■ Task details ■
Begin with the first line below and retype each line exactly through the line containing "CartesianGrid, Legend, ReferenceArea". Any pictures are to be left out.

>> BEGIN Material provided

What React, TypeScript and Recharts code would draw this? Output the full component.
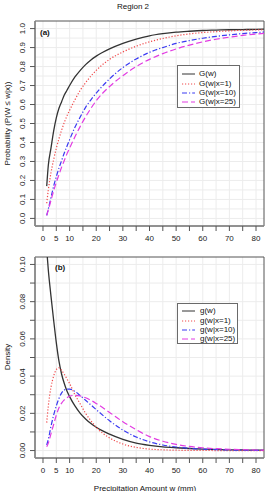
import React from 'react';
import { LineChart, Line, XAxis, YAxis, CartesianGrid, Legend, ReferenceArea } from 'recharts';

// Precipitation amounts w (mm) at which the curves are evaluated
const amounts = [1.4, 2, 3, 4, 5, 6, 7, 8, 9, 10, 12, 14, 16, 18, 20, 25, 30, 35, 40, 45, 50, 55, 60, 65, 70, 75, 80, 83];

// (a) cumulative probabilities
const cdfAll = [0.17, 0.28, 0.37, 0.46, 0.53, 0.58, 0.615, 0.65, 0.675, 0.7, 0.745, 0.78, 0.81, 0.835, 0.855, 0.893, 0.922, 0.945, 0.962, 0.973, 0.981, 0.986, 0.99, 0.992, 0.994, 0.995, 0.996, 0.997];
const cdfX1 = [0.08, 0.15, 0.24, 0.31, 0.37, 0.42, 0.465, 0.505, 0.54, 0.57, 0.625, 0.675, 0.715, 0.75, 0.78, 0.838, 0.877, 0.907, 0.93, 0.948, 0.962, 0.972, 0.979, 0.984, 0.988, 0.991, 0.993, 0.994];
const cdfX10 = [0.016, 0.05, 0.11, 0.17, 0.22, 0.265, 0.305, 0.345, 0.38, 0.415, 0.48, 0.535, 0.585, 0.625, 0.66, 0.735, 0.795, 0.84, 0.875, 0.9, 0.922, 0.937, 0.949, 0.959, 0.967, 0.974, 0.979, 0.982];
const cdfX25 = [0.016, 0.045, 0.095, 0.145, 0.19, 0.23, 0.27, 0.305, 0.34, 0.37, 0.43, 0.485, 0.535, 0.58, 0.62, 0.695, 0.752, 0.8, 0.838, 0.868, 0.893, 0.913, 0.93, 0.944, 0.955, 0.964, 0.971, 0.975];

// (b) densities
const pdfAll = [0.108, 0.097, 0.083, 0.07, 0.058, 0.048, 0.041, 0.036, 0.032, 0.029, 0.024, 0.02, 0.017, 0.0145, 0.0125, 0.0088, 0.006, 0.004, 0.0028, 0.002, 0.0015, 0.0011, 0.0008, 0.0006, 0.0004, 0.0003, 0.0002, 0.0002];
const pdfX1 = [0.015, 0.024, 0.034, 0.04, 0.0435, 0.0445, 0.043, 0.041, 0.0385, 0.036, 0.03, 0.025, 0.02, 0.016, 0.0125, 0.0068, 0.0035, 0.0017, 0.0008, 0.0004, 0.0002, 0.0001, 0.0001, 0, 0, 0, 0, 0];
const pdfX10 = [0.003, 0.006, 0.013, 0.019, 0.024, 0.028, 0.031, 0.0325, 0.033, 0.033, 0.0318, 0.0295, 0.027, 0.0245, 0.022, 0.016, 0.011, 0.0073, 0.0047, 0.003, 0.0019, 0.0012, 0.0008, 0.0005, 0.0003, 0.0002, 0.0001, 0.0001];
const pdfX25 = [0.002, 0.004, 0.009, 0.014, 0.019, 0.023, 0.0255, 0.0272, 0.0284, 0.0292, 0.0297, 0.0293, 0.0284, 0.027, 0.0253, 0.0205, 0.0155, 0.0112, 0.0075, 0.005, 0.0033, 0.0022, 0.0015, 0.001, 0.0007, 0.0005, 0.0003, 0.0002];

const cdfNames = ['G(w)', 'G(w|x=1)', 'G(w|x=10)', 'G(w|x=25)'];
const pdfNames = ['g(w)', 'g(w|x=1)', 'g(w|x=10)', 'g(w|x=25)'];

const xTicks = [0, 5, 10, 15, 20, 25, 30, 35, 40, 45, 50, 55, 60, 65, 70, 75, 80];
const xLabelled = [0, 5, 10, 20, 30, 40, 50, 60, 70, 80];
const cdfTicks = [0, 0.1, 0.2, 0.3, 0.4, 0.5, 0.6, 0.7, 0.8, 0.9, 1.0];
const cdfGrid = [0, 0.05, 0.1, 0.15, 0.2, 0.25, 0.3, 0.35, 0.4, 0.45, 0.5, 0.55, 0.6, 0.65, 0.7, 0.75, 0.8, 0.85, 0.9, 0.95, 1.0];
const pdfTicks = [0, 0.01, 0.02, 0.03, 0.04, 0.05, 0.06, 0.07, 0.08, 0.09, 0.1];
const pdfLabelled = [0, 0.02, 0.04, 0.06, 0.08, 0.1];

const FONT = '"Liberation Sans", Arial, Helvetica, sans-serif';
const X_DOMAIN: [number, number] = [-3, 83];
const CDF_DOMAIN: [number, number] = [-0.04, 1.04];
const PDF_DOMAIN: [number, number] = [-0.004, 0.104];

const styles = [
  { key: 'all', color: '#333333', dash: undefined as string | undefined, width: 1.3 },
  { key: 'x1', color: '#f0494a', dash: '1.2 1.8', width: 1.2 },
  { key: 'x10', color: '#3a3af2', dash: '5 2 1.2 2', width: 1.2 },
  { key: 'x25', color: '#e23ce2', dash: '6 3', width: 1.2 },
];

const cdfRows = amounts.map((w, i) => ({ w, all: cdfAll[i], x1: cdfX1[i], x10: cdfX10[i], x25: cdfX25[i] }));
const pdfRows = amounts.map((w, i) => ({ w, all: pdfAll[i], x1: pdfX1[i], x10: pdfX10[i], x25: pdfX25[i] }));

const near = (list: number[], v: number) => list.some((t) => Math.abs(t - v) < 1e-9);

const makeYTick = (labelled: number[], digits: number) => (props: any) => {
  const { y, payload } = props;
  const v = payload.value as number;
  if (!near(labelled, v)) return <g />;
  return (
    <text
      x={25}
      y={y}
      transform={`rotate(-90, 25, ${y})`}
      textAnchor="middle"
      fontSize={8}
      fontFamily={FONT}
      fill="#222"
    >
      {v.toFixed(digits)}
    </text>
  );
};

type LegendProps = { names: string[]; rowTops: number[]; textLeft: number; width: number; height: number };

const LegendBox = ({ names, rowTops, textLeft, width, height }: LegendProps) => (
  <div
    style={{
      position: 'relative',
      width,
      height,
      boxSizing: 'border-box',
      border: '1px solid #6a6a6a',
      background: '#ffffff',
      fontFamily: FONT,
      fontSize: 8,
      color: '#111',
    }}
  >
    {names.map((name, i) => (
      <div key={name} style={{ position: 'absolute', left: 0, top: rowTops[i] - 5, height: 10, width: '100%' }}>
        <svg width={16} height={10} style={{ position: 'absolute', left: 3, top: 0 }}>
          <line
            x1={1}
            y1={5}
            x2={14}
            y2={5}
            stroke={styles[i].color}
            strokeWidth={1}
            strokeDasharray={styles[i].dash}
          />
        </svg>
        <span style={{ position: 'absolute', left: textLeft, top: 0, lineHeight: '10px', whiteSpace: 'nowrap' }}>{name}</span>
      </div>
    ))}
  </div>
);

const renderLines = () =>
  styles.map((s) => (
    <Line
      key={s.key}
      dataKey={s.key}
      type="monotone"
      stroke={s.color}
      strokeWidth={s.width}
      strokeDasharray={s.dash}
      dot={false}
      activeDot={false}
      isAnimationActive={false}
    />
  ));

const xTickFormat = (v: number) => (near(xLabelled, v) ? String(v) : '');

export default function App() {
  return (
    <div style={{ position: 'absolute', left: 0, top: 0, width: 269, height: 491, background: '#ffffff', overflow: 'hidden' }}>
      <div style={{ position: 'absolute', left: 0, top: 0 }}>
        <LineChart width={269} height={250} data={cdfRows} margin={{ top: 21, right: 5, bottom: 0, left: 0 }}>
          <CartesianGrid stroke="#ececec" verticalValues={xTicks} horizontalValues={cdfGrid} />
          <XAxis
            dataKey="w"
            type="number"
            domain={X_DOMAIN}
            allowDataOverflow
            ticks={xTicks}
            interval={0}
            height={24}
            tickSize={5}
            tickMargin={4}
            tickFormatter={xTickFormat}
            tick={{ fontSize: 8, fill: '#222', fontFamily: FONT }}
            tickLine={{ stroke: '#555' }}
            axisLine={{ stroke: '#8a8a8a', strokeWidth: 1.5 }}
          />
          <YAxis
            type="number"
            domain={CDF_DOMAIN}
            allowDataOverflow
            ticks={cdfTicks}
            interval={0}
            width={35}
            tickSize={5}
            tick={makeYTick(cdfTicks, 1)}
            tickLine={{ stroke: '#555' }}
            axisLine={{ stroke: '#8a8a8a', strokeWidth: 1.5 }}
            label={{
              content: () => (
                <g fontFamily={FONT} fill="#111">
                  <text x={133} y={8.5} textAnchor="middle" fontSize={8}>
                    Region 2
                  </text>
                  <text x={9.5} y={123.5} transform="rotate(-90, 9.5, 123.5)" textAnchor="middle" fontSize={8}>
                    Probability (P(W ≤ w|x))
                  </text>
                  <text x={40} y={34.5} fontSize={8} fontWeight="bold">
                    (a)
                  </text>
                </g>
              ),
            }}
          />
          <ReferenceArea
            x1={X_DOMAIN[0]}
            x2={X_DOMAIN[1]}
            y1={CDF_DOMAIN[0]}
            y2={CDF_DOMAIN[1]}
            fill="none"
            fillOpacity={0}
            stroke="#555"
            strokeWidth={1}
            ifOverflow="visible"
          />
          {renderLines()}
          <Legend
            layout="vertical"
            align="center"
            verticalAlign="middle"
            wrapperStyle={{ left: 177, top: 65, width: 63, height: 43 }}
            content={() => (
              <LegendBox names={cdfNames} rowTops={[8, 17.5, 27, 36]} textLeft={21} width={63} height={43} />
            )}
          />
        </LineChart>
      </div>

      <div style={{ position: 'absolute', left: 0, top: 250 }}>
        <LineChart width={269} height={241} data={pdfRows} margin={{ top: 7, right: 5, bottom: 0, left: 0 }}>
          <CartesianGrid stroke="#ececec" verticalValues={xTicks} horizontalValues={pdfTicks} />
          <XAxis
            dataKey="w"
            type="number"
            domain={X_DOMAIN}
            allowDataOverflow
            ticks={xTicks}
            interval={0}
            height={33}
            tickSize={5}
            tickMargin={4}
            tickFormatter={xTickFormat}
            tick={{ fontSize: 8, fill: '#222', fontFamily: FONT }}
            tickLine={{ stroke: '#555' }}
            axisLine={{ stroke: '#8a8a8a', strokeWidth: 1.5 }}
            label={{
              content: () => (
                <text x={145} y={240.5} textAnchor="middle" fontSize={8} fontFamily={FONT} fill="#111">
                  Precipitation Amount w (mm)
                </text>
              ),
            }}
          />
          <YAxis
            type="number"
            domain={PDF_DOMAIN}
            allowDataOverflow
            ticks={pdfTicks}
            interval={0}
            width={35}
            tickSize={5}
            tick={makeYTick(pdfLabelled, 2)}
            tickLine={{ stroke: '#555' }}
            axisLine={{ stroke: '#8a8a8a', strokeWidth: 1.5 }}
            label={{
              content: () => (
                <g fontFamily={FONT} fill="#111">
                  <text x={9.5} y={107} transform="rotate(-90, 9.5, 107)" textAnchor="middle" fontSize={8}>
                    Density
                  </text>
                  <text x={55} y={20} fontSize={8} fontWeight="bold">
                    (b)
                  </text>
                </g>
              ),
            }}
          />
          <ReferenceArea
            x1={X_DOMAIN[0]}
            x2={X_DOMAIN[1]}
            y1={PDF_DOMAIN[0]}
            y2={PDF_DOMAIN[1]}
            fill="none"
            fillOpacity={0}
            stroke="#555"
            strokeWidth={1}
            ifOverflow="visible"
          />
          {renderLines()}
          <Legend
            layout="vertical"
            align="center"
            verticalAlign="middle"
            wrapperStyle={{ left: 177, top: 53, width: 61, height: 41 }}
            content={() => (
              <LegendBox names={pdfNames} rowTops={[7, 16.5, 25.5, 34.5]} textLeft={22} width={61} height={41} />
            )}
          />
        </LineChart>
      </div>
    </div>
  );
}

>> END Material provided

■ Solution ■
What React, TypeScript and Recharts code would draw this? Output the full component.
import React from 'react';
import { LineChart, Line, XAxis, YAxis, CartesianGrid, Legend, ReferenceArea } from 'recharts';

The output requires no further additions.